One or more aspects of the disclosure are now summarized to facilitate a basic understanding of the disclosure, wherein this summary is not an extensive overview of the disclosure, and is intended neither to identify certain elements of the disclosure, nor to delineate the scope thereof. The primary purpose of the summary, rather, is to present some concepts of the disclosure in a simplified form prior to the more detailed description that is presented hereinafter. The present disclosure relates to improvements in induction heating coil assemblies and methods for induction hardening undercut fillets which may be employed for hardening crankshafts or other workpieces having recesses with undercut areas. The disclosed apparatus provides an active turn for heating a journal area in the workpiece recess and one or more passive turns which are translated toward undercut fillets after the coil assembly is moved toward the recess with coupling portions of the passive and active turns coupling energy from the active turn to the passive turn(s) for heating the undercut fillets.
In accordance with one or more aspects of the disclosure, an induction coil apparatus is provided, having a coil assembly comprised of an active turn and one or more passive turns. The active turn is coupleable to an electric power source to form a first conductive circuit including one or more active coupling sections and one or more crossover sections. When the assembly is located near a workpiece and energized, the crossover section(s) heat at least a portion of a journal area in a workpiece recess. The passive turn is electrically isolated from the active turn and forms a second conductive circuit including at least one passive coupling section and at least one passive heating section. The passive turn is translatable relative to the active turn between a first position for engaging with or disengaging from the workpiece in which the passive heating section clears a recess sidewall, and a second position in which the passive coupling section is proximate to and electromagnetically coupled with the active coupling section of the active turn and in which the passive heating section is located proximate to an undercut fillet area of the workpiece recess. In the second position, energy from the active turn is electromagnetically coupled to induce current in the passive turn(s) for fillet heating while the journal area is heated by the active turn.

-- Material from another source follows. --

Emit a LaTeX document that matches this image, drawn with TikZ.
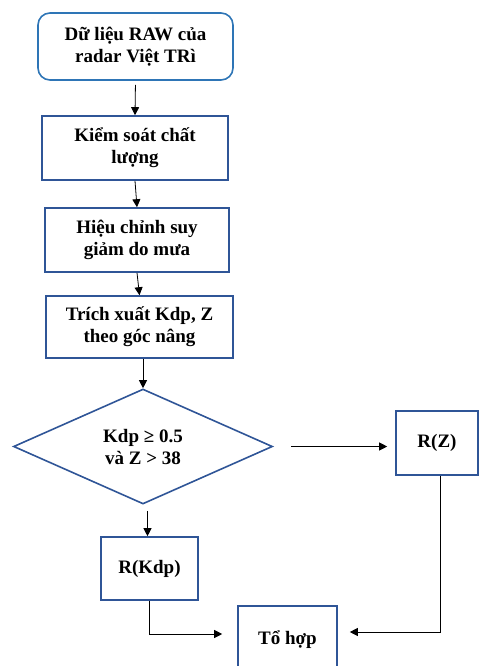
\documentclass[tikz,border=0pt]{standalone}
\usepackage{fontspec}
\setmainfont{Liberation Serif}
\usepackage{tikz}
\usetikzlibrary{arrows.meta, shapes.geometric}
\usepackage{xcolor}
\definecolor{boxblue}{RGB}{47,85,151}
\definecolor{startblue}{RGB}{46,117,182}

\begin{document}
\begin{tikzpicture}[x=1pt, y=-1pt,
    font=\fontsize{19}{22}\selectfont\bfseries,
    stepbox/.style={draw=boxblue, line width=1.6pt, align=center, inner sep=2pt},
    startbox/.style={draw=startblue, line width=1.6pt, rounded corners=12pt, align=center, minimum width=195pt, minimum height=67pt},
    decision/.style={diamond, draw=boxblue, line width=1.6pt, align=center, aspect=2.25, inner sep=0pt, minimum width=259pt, minimum height=115pt},
    flow/.style={-{Triangle[length=8pt, width=8pt]}, line width=0.8pt}]
    \useasboundingbox (0,0) rectangle (479,666);
    \clip (0,0) rectangle (479,666);
    \node[startbox] (raw) at (135.5,46.5) {Dữ liệu RAW của\\radar Việt TRì};
    \node[stepbox, minimum width=186pt, minimum height=64pt] (qc) at (135,148) {Kiểm soát chất\\lượng};
    \node[stepbox, minimum width=184pt, minimum height=64pt] (atten) at (137,240) {Hiệu chỉnh suy\\giảm do mưa};
    \node[stepbox, minimum width=187pt, minimum height=62pt] (extract) at (139.5,327) {Trích xuất Kdp, Z\\theo góc nâng};
    \node[decision] (cond) at (143,446.5) {Kdp ≥ 0.5\\và Z > 38};
    \node[stepbox, minimum width=82pt, minimum height=64pt] (rz) at (437,443) {R(Z)};
    \node[stepbox, minimum width=97pt, minimum height=63pt] (rkdp) at (149.5,568.5) {R(Kdp)};
    \node[stepbox, minimum width=99pt, minimum height=68pt] (combine) at (287.5,640) {Tổ hợp};
    \draw[flow, shorten <=4pt] (raw.south) -- (qc.north);
    \draw[flow] (qc.south) -- (atten.north);
    \draw[flow] (atten.south) -- (extract.north);
    \draw[flow] (cond.north |- extract.south) -- (cond.north);
    \draw[flow, shorten <=18pt, shorten >=8pt] (cond.east) -- (cond.east -| rz.west);
    \draw[flow, shorten <=6pt] ([xshift=-2pt]rkdp.north |- cond.south) -- ([xshift=-2pt]rkdp.north);
    \draw[flow, shorten >=15pt] (rkdp.south) |- ([yshift=6pt]combine.west);
    \draw[flow, shorten >=12pt] ([xshift=3pt]rz.south) |- ([yshift=8pt]combine.east);
  \end{tikzpicture}
\end{document}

In certain embodiments, the active turn includes a circumferential active heating portion proximate the journal area.
In certain embodiments, the passive turn is translatable relative to the active turn in a direction parallel to a longitudinal axis of the workpiece between the first and second positions.
In certain embodiments, an insulator is disposed between the passive coupling section and the active coupling section.

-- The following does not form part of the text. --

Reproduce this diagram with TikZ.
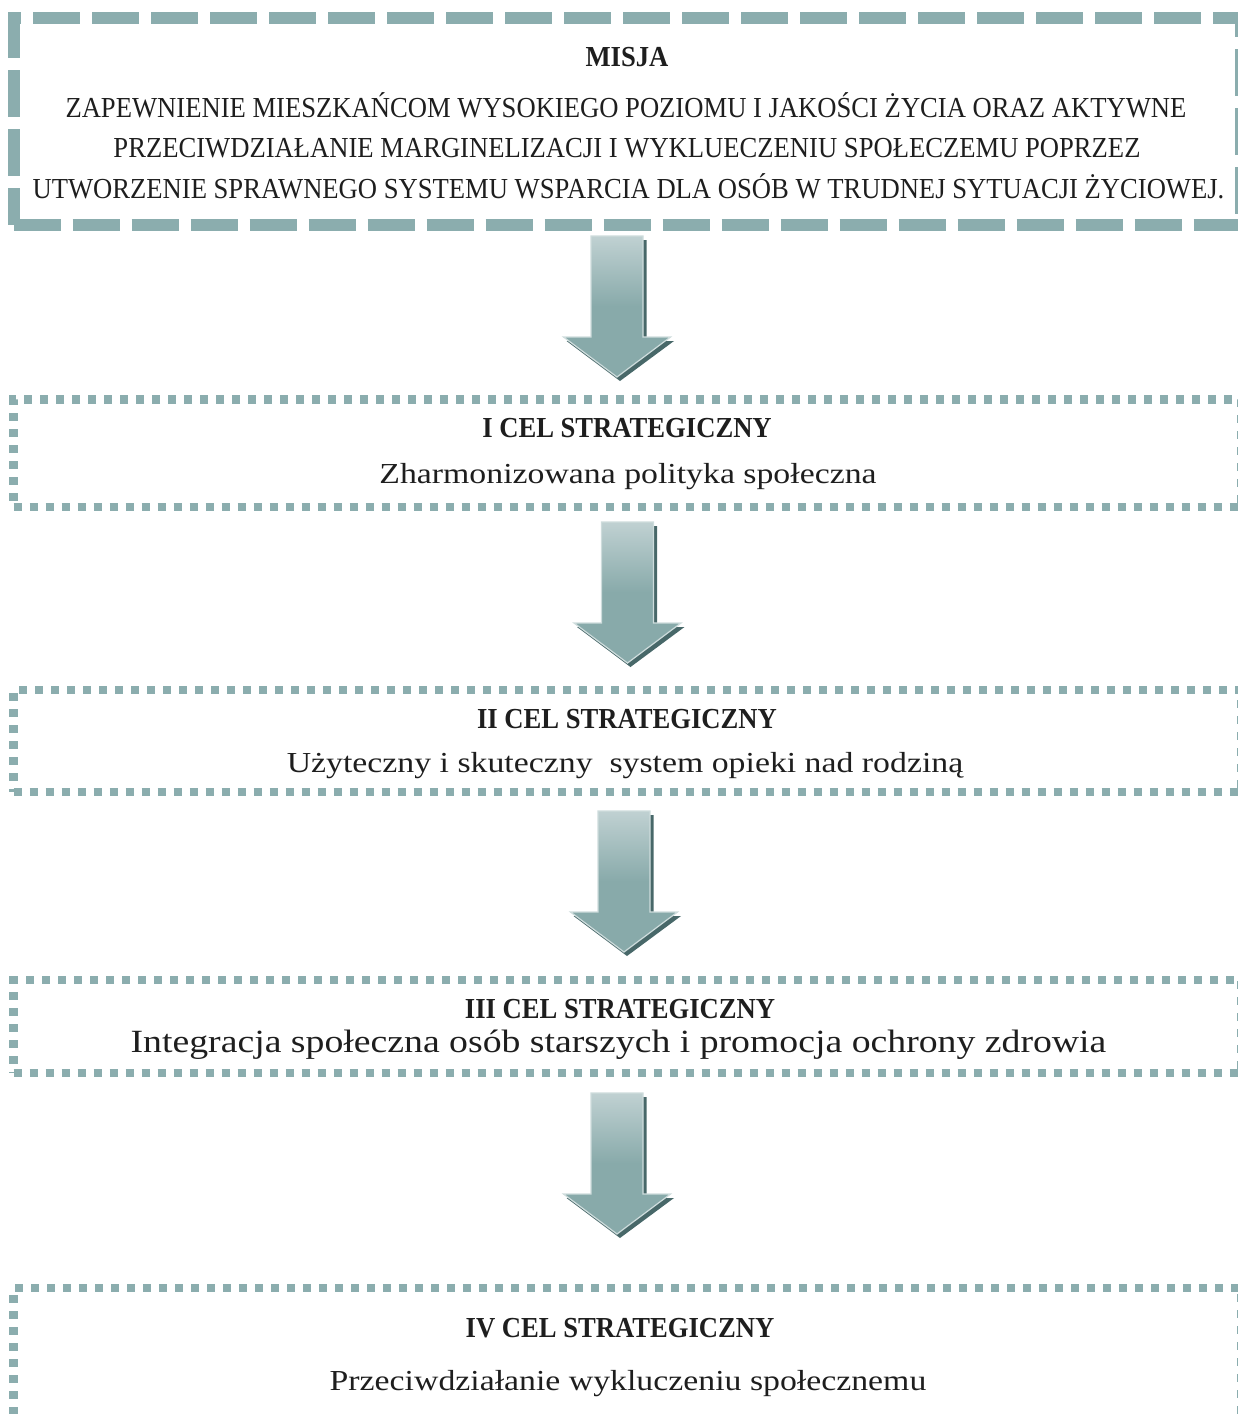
\documentclass[tikz,border=0pt]{standalone}
\usepackage{fontspec}
\setmainfont{Liberation Serif}[FakeStretch=0.918]
\newfontfamily\opisfont{Liberation Serif}[FakeStretch=1.165]
\usetikzlibrary{positioning}
\definecolor{ramka}{RGB}{139,173,174}
\definecolor{tekst}{RGB}{30,30,30}
\definecolor{jasny}{RGB}{192,209,210}
\definecolor{sredni}{RGB}{136,170,170}
\definecolor{obwodka}{RGB}{206,220,220}
\definecolor{cien}{RGB}{72,104,105}
\tikzset{
  misjabox/.style={draw=ramka, line width=12pt, dash pattern=on 47pt off 12pt, minimum width=1227.5pt, inner sep=0pt}, % gruba przerywana ramka misji
  celbox/.style={draw=ramka, line width=8.5pt, dash pattern=on 8pt off 8pt, minimum width=1227.5pt, inner sep=0pt}, % kropkowana ramka celu
  wiersz/.style={anchor=base, text=tekst, inner sep=0pt, font=\fontsize{29}{35}\selectfont},
  tytul/.style={wiersz, font=\fontsize{29}{35}\selectfont\bfseries},
  opis/.style={wiersz, font=\fontsize{29}{35}\selectfont\opisfont},
  strzalka/.pic={
    \fill[cien] (-23,4) -- (29.5,4) -- (29.5,105) -- (57,105) -- (3,145) -- (-50.5,105) -- (-23,105) -- cycle;
    \shade[top color=jasny, bottom color=sredni, middle color=sredni, draw=obwodka, line width=1.2pt]
      (-26,0) -- (26,0) -- (26,101) -- (53.5,101) -- (0,141) -- (-53.5,101) -- (-26,101) -- cycle;
  }
}

\begin{document}
\begin{tikzpicture}[x=1pt, y=-1pt]
    \useasboundingbox (0,0) rectangle (1238,1414);

    % ramki
    \node[misjabox, minimum height=207pt] (misja) at (627.25,121.5) {};
    \node[celbox, minimum height=107.5pt] (cel1) at (627.25,453.25) {};
    \node[celbox, minimum height=102pt] (cel2) at (627.25,741) {};
    \node[celbox, minimum height=93pt] (cel3) at (627.25,1026.5) {};
    \node[celbox, minimum height=130pt] (cel4) at (627.25,1353) {};

    % misja
    \node[tytul] (misjaT) at (627,66.5) {MISJA};
    \node[wiersz] (misjaL1) at (626,117) {ZAPEWNIENIE MIESZKAŃCOM WYSOKIEGO POZIOMU I JAKOŚCI ŻYCIA ORAZ AKTYWNE};
    \node[wiersz] (misjaL2) at (627,157.5) {PRZECIWDZIAŁANIE MARGINELIZACJI I WYKLUECZENIU SPOŁECZEMU POPRZEZ};
    \node[wiersz] (misjaL3) at (628.5,198) {UTWORZENIE SPRAWNEGO SYSTEMU WSPARCIA DLA OSÓB W TRUDNEJ SYTUACJI ŻYCIOWEJ.};

    % cele
    \node[tytul] (cel1T) at (627,437) {I CEL STRATEGICZNY};
    \node[opis] (cel1O) at (628,483) {Zharmonizowana polityka społeczna};
    \node[tytul] (cel2T) at (627,728) {II CEL STRATEGICZNY};
    \node[opis] (cel2O) at (625,772) {Użyteczny i skuteczny\ \ system opieki nad rodziną};
    \node[tytul] (cel3T) at (620,1018) {III CEL STRATEGICZNY};
    \node[opis, font=\fontsize{32.4}{38}\selectfont\opisfont] (cel3O) at (618.5,1052) {Integracja społeczna osób starszych i promocja ochrony zdrowia};
    \node[tytul] (cel4T) at (620,1337) {IV CEL STRATEGICZNY};
    \node[opis] (cel4O) at (628,1390) {Przeciwdziałanie wykluczeniu społecznemu};

    % strzalki
    \pic (s1) at (617,236) {strzalka};
    \pic (s2) at (627.5,522) {strzalka};
    \pic (s3) at (624,811) {strzalka};
    \pic (s4) at (617,1093) {strzalka};
\end{tikzpicture}
\end{document}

In certain embodiments, the passive heating section of the passive turn is located at least partially within the undercut fillet area of the workpiece recess in the second position.

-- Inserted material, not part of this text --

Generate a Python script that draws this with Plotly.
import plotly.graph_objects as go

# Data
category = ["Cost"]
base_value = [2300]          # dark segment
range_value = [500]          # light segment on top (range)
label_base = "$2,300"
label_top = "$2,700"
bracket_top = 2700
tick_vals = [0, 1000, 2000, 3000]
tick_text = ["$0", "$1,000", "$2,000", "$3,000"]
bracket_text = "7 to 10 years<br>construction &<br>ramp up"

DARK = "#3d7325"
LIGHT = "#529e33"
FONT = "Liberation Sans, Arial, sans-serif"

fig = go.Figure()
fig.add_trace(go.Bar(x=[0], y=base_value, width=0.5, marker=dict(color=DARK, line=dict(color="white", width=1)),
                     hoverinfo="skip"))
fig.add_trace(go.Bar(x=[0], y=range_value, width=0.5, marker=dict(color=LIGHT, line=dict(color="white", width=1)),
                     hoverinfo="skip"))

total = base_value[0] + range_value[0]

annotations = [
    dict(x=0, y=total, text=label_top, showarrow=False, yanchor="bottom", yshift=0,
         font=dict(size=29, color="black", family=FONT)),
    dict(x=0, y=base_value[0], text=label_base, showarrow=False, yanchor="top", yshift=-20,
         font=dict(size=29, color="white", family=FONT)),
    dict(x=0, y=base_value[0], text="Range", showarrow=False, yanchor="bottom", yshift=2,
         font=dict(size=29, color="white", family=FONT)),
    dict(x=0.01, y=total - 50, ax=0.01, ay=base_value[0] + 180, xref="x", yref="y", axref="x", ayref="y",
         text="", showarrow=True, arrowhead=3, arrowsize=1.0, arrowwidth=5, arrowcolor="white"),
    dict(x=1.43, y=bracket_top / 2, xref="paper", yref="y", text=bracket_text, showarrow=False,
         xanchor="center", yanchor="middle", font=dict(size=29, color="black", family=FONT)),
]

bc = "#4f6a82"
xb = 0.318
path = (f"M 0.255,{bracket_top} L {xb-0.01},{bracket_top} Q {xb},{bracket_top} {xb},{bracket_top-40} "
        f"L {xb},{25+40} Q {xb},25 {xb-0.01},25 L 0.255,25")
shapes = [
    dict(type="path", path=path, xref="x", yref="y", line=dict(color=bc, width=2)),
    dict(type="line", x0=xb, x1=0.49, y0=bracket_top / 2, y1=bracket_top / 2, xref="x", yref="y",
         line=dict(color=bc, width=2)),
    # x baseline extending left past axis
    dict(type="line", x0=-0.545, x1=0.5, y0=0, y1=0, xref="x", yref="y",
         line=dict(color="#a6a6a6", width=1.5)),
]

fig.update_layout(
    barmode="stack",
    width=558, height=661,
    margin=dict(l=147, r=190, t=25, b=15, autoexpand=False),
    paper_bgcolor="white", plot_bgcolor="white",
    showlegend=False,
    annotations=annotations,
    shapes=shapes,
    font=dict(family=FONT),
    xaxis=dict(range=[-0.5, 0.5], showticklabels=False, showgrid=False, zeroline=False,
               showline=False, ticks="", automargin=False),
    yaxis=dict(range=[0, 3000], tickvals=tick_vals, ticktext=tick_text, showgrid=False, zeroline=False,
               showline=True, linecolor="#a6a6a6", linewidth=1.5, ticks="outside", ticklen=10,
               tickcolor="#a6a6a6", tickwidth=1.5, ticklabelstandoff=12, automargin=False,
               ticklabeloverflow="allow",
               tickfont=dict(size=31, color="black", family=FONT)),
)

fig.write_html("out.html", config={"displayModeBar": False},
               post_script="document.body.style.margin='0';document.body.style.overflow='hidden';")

Further aspects of the disclosure provide a method for hardening undercut fillets of a workpiece using induction heating. The method includes translating a coil assembly radially toward a recess in the workpiece such that a passive turn of the coil assembly clears a sidewall of the recess and at least one crossover section of an active coil of the coil assembly is proximate a journal area in the workpiece recess, translating the passive turn relative to the active turn such that a passive coupling section of the passive turn is proximate to and electromagnetically coupled with an active coupling section of the active turn and a passive heating section of the passive turn is located at least partially within an undercut fillet area of the workpiece recess, and energizing the active turn with electrical power to heat at least a portion of a journal area in the workpiece recess using the at least one crossover section of the active coil and to induce electrical current in the passive turn to heat at least a portion of the undercut fillet area of the workpiece recess using the passive heating section of the passive turn. In certain implementations, translation of the passive turn relative to the active turn comprises translating the passive turn in a direction parallel to a longitudinal axis of the workpiece.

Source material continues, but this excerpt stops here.